The inquest was held at the Town Hall on the Market Place the following day, supervised by District Coroner Mr. D Whittingham. The first witness was Slater’s sister-in-law who stated that Samuel had been well-behaved during his stay with them and that he loved and often spoke about his wife.

The Coroner produced a letter written by Slater to his wife at the Mansfield Library (now the Old Libary) on Leeming Street, asking her to meet him at the end of Baums Lane and also saying that she could bring the children so that he could see them. Mr. Whittingham said, ‘It was a good job she didn’t take the children.’

Old black and white photo of Leeming Street in the 1900s.

Leeming Street in the 1900s, at the top of which stands the Old Library

Harry Bingley described the traumatic incident of that night, giving full details of the murder and suicide. Bingley told the jury how he had tried to help the woman but was then attacked by her husband, unexpectedly. He did not see the razor until it had been dropped by the killer. The Coroner agreed that it must have been a ‘trying ordeal’ and that Bingley was lucky to have escaped any injury.
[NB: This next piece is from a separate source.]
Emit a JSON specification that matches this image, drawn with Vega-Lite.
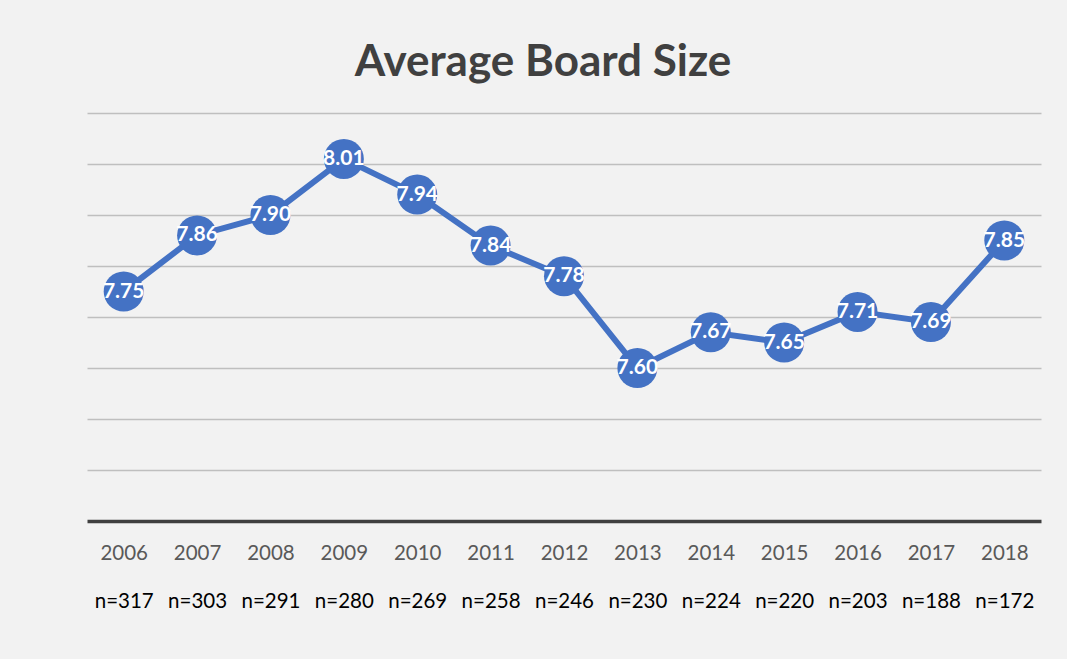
{
  "$schema": "https://vega.github.io/schema/vega-lite/v6.json",
  "width": 954,
  "height": 408,
  "autosize": {"type": "none"},
  "padding": {"left": 87, "top": 113, "right": 26, "bottom": 138},
  "background": "#f2f2f2",
  "config": {"view": {"stroke": null}, "font": "Lato"},
  "title": {
    "text": "Average Board Size",
    "font": "Lato",
    "fontSize": 44,
    "fontWeight": "bold",
    "color": "#404040",
    "anchor": "middle",
    "frame": "group",
    "baseline": "alphabetic",
    "offset": 36,
    "dx": -21,
    "dy": 43
  },
  "data": {
    "values": [
      {"year": "2006", "value": 7.75, "n": "n=317"},
      {"year": "2007", "value": 7.86, "n": "n=303"},
      {"year": "2008", "value": 7.90, "n": "n=291"},
      {"year": "2009", "value": 8.01, "n": "n=280"},
      {"year": "2010", "value": 7.94, "n": "n=269"},
      {"year": "2011", "value": 7.84, "n": "n=258"},
      {"year": "2012", "value": 7.78, "n": "n=246"},
      {"year": "2013", "value": 7.60, "n": "n=230"},
      {"year": "2014", "value": 7.67, "n": "n=224"},
      {"year": "2015", "value": 7.65, "n": "n=220"},
      {"year": "2016", "value": 7.71, "n": "n=203"},
      {"year": "2017", "value": 7.69, "n": "n=188"},
      {"year": "2018", "value": 7.85, "n": "n=172"}
    ]
  },
  "encoding": {
    "y": {
      "field": "value",
      "type": "quantitative",
      "scale": {"domain": [7.3, 8.1], "nice": false, "zero": false},
      "axis": {
        "title": null,
        "labels": false,
        "ticks": false,
        "domain": false,
        "values": [7.4, 7.5, 7.6, 7.7, 7.8, 7.9, 8.0, 8.1],
        "gridColor": "#bfbfbf",
        "gridWidth": 1.5
      }
    }
  },
  "layer": [
    {
      "layer": [
        {
          "mark": {"type": "line", "color": "#4472c4", "strokeWidth": 6},
          "encoding": {
            "x": {
              "field": "year",
              "type": "ordinal",
              "sort": null,
              "scale": {"type": "point", "padding": 0.5},
              "axis": {
                "title": null,
                "orient": "bottom",
                "labelAngle": 0,
                "labelFont": "Lato",
                "labelFontSize": 20.5,
                "labelColor": "#595959",
                "labelPadding": 22,
                "ticks": false,
                "tickSize": 0,
                "domainColor": "#404040",
                "domainWidth": 3.5,
                "grid": false
              }
            }
          }
        },
        {
          "mark": {"type": "circle", "color": "#4472c4", "opacity": 1, "size": 1600},
          "encoding": {
            "x": {"field": "year", "type": "ordinal", "sort": null}
          }
        },
        {
          "mark": {"type": "text", "color": "white", "font": "Lato", "fontWeight": "bold", "fontSize": 21, "baseline": "middle", "align": "center"},
          "encoding": {
            "x": {"field": "year", "type": "ordinal", "sort": null},
            "text": {"field": "value", "type": "quantitative", "format": ".2f"}
          }
        }
      ]
    },
    {
      "mark": {"type": "point", "opacity": 0},
      "encoding": {
        "x": {
          "field": "n",
          "type": "nominal",
          "sort": null,
          "scale": {"type": "point", "padding": 0.5},
          "axis": {
            "title": null,
            "orient": "bottom",
            "labelAngle": 0,
            "labelFont": "Lato",
            "labelFontSize": 20.5,
            "labelColor": "#000000",
            "labelPadding": 70,
            "ticks": false,
            "tickSize": 0,
            "domain": false,
            "grid": false
          }
        }
      }
    }
  ],
  "resolve": {"scale": {"x": "independent"}, "axis": {"x": "independent"}}
}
Other witnesses testified to seeing the couple on Portland Street including the doctor. Henry Samson also stated that Elizabeth Slater had been lodging with him for safety from her husband, giving evidence of Samuel’s verbal abuse and threats.
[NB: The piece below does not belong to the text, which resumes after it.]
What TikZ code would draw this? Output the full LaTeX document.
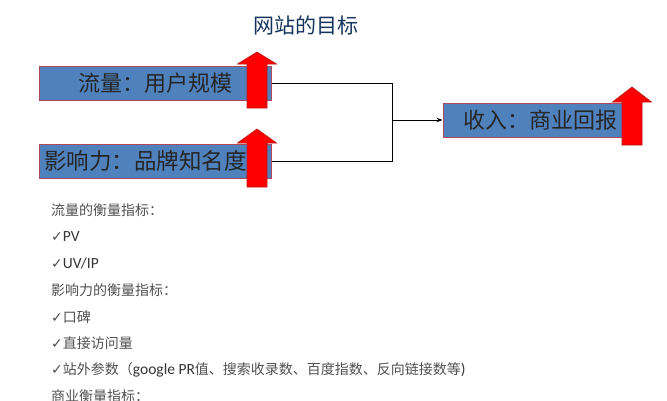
\documentclass[tikz,border=0pt]{standalone}
\usepackage{fontspec}
\setmainfont{Noto Sans CJK SC}
\newfontfamily\lat{Carlito}
\newfontfamily\symf{DejaVu Sans}
\usetikzlibrary{arrows.meta}
\definecolor{boxblue}{RGB}{79,129,189}
\definecolor{boxedge}{RGB}{176,72,90}
\definecolor{arrred}{RGB}{255,0,0}
\definecolor{arredge}{RGB}{185,20,20}
\definecolor{titlecol}{RGB}{23,54,93}
\definecolor{listcol}{RGB}{80,80,80}
\newcommand\redup[4]{%
  \draw[redarrow] ({#1-10},#4) -- ({#1-10},#3) -- ({#1-19.5},#3) -- (#1,#2)
    -- ({#1+19.5},#3) -- ({#1+10},#3) -- ({#1+10},#4) -- cycle;}
\newcommand\ck{{\symf\char"2713}}
\newcommand\lt[1]{{\lat\fontsize{15.5}{16}\selectfont\color{black!80}#1}}
\tikzset{
  goalbox/.style={draw=boxedge, line width=1pt, fill=boxblue, minimum height=34pt,
    inner sep=0pt, font=\fontsize{22}{24}\selectfont, text=black!85},
  redarrow/.style={fill=arrred, draw=arredge, line width=0.6pt},
  conn/.style={draw=black, line width=1pt},
  listitem/.style={anchor=west, inner sep=0pt, text=listcol, font=\fontsize{14}{16}\selectfont},
}
\begin{document}
\begin{tikzpicture}[x=1pt, y=-1pt]
\useasboundingbox (0,0) rectangle (667,400);
\node[font=\fontsize{21}{24}\selectfont, text=titlecol] (title) at (306,25) {网站的目标};

\node[goalbox, minimum width=232pt] (traffic) at (155,83) {流量：用户规模};
\node[goalbox, minimum width=232pt, font=\fontsize{22.5}{25}\selectfont] (influence) at (155,161) {\hspace*{-19pt}影响力：品牌知名度};
\node[goalbox, minimum width=184pt] (revenue) at (535,120) {\hspace*{10pt}收入：商业回报};

\coordinate (j1) at (392,83);
\coordinate (j2) at (392,161);
\coordinate (jm) at (392,120);
\draw[conn] (traffic.east) -- (j1) -- (j2) -- (influence.east);
\draw[conn, -{Stealth[length=6pt,width=4.5pt]}] (jm) -- (revenue.west);

\redup{257}{52}{64}{108}
\redup{257}{129}{143}{187}
\redup{632}{87}{102}{145}

\node[listitem] (l1) at (51,210) {流量的衡量指标：};
\node[listitem] (l2) at (51,237) {\ck\lt{PV}};
\node[listitem] (l3) at (51,263) {\ck\lt{UV/IP}};
\node[listitem] (l4) at (51,290) {影响力的衡量指标：};
\node[listitem] (l5) at (51,317) {\ck 口碑};
\node[listitem] (l6) at (51,343) {\ck 直接访问量};
\node[listitem] (l7) at (51,370) {\ck 站外参数（\lt{google PR}值、搜索收录数、百度指数、反向链接数等\lt{)}};
\node[listitem] (l8) at (51,396) {商业衡量指标：};
\end{tikzpicture}
\end{document}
At the end of the inquest, Mr. Whittingham was shocked by what had occurred and admitted that he had never had a case like it before. He felt that it was ‘not like Mansfield and not like Mansfield people’ to behave in such a way, and that the ‘less said about it, the better.’ He reminded the jury of Samuel’s threatening letters to his wife and his actions of violence towards her, stressing that ‘whatever the state of the man’s mind’, there was no excuse for what he had done. There was no doubt that Samuel Slater had deliberately cut his wife’s throat, then took his own life ‘wickedly and feloniously’. The jury agreed with the judge and the verdict was that of wilful murder and felo-de-se (suicide).
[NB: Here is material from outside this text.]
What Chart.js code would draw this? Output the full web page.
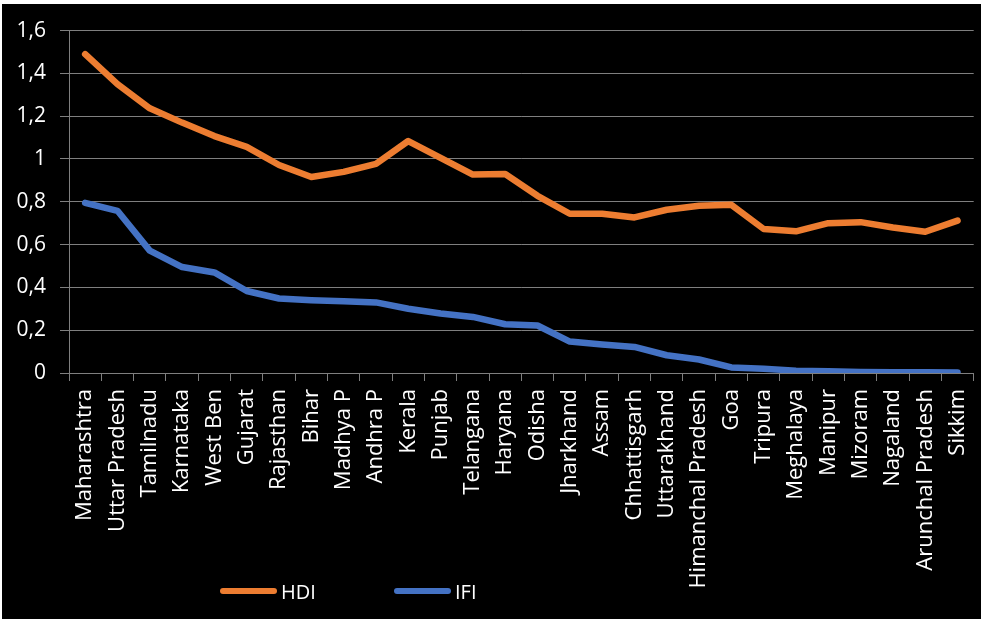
<!DOCTYPE html>
<html>
<head>
<meta charset="utf-8">
<script src="https://cdn.jsdelivr.net/npm/chart.js@4/dist/chart.umd.min.js"></script>
<style>
  html, body { margin: 0; padding: 0; background: #fff; overflow: hidden; width: 981px; height: 619px; }
  #cadre { position: absolute; left: 2px; top: 4px; width: 990px; height: 615px; background: #000; }
  #cadre canvas { position: absolute; left: 0; top: 0; }
  #legende { position: absolute; left: 218px; top: 575px; display: flex; font-family: "Open Sans", sans-serif; font-size: 20px; color: #fff; }
  #legende .item { width: 174px; display: flex; align-items: center; height: 24px; }
  #legende .trait { width: 57px; height: 6px; border-radius: 3px; margin-right: 4px; }
</style>
</head>
<body>
<div id="cadre">
  <canvas id="graphe" width="990" height="615"></canvas>
  <div id="legende"></div>
</div>
<script>
const etats = ["Maharashtra", "Uttar Pradesh", "Tamilnadu", "Karnataka", "West Ben", "Gujarat", "Rajasthan",
  "Bihar", "Madhya P", "Andhra P", "Kerala", "Punjab", "Telangana", "Haryana", "Odisha", "Jharkhand", "Assam",
  "Chhattisgarh", "Uttarakhand", "Himanchal Pradesh", "Goa", "Tripura", "Meghalaya", "Manipur", "Mizoram",
  "Nagaland", "Arunchal Pradesh", "Sikkim"];

const hdi = [1.49, 1.35, 1.237, 1.17, 1.107, 1.057, 0.972, 0.916, 0.94, 0.977, 1.084, 1.005, 0.927, 0.93,
  0.828, 0.744, 0.744, 0.727, 0.763, 0.782, 0.786, 0.673, 0.662, 0.70, 0.705, 0.68, 0.66, 0.712];

const ifi = [0.795, 0.758, 0.572, 0.495, 0.47, 0.383, 0.348, 0.34, 0.335, 0.33, 0.30, 0.278, 0.262, 0.228,
  0.222, 0.147, 0.133, 0.122, 0.083, 0.063, 0.026, 0.02, 0.011, 0.008, 0.005, 0.004, 0.003, 0.002];

const series = ["HDI", "IFI"];
const couleurs = ["#ED7D31", "#4472C4"];
const gris = "#7f7f7f";

const virgule = (v) => String(Number(v.toFixed(1))).replace(".", ",");

const monChart = new Chart(document.getElementById("graphe"), {
  type: "line",
  data: {
    labels: etats,
    datasets: [
      { label: series[0], data: hdi, borderColor: couleurs[0], backgroundColor: couleurs[0] },
      { label: series[1], data: ifi, borderColor: couleurs[1], backgroundColor: couleurs[1] }
    ]
  },
  options: {
    responsive: false,
    animation: false,
    layout: { padding: { top: 25, right: 3, left: 0, bottom: 0 } },
    elements: {
      line: { borderWidth: 6.5, tension: 0, borderCapStyle: "round", borderJoinStyle: "round" },
      point: { radius: 0 }
    },
    plugins: { legend: { display: false }, tooltip: { enabled: false } },
    scales: {
      x: {
        offset: true,
        grid: { offset: true, drawOnChartArea: false, drawTicks: true, tickLength: 8, color: gris },
        border: { color: gris },
        ticks: {
          color: "#fff", autoSkip: false, minRotation: 90, maxRotation: 90, padding: 8,
          font: { family: "Open Sans", size: 22 }
        },
        afterFit: (s) => { s.height = 246; }
      },
      y: {
        min: 0, max: 1.6,
        grid: { color: gris, tickLength: 9 },
        border: { color: gris },
        ticks: {
          stepSize: 0.2, color: "#fff", padding: 14,
          font: { family: "Open Sans", size: 21 },
          callback: (v) => virgule(v)
        },
        afterFit: (s) => { s.width = 67; }
      }
    }
  }
});

// legende en html, construite depuis les datasets
const legende = document.getElementById("legende");
monChart.data.datasets.forEach((ds) => {
  const item = document.createElement("div");
  item.className = "item";
  const trait = document.createElement("span");
  trait.className = "trait";
  trait.style.background = ds.borderColor;
  const texte = document.createElement("span");
  texte.textContent = ds.label;
  item.appendChild(trait);
  item.appendChild(texte);
  legende.appendChild(item);
});
</script>
</body>
</html>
In earlier times, anyone who died of felo-de-se would be buried at a crossroads at midnight with a stake through their heart. It wasn’t until after 1882 that the deceased was given a Christian burial in a cemetery.

The Coroner expressed a wish that the Mansfield Advertiser would produce a restrained report on this horrific event, giving hardly any details that might sensationalize the incident. The question at the time was whether newspaper reports of murders actually led to an increase in crime via their tragic or romantic aspect.
The Advertiser’s rival, the Mansfield Chronicle, however, published a fully detailed account of the deaths on Nottingham Road. In later years the Chronicle and Advertiser would merge to become the Mansfield Chad.

Samuel Slater was a violent bully who abused and controlled his wife. Despite this, she had still agreed to meet him on that fateful night. Neither ever returned home. It seems clear that he suffered from mental health problems, possibly fueled by his frustration of being deaf and with a speech impediment. Perhaps his move from his home in Derbyshire to Mansfield had not been a happy one. He took out his anger on those he claimed to love. Subjecting his wife and children to terror and trauma.

It’s interesting to note that Coroner Whittingham said that ‘the less said […], the better…whatever the man’s mind’, showing just how unaware people were of mental health disorders. This case raises a lot of issues that resonate today. Mental health disorders are finally being discussed and domestic abuse is being addressed.
Also, there is
still a discussion whether the media and even video games incite violence, just as it was thought, then, that news articles about murder might lead to a rise in crime. However, nothing could excuse the actions of Samuel Slater against his wife and the pain he caused his children.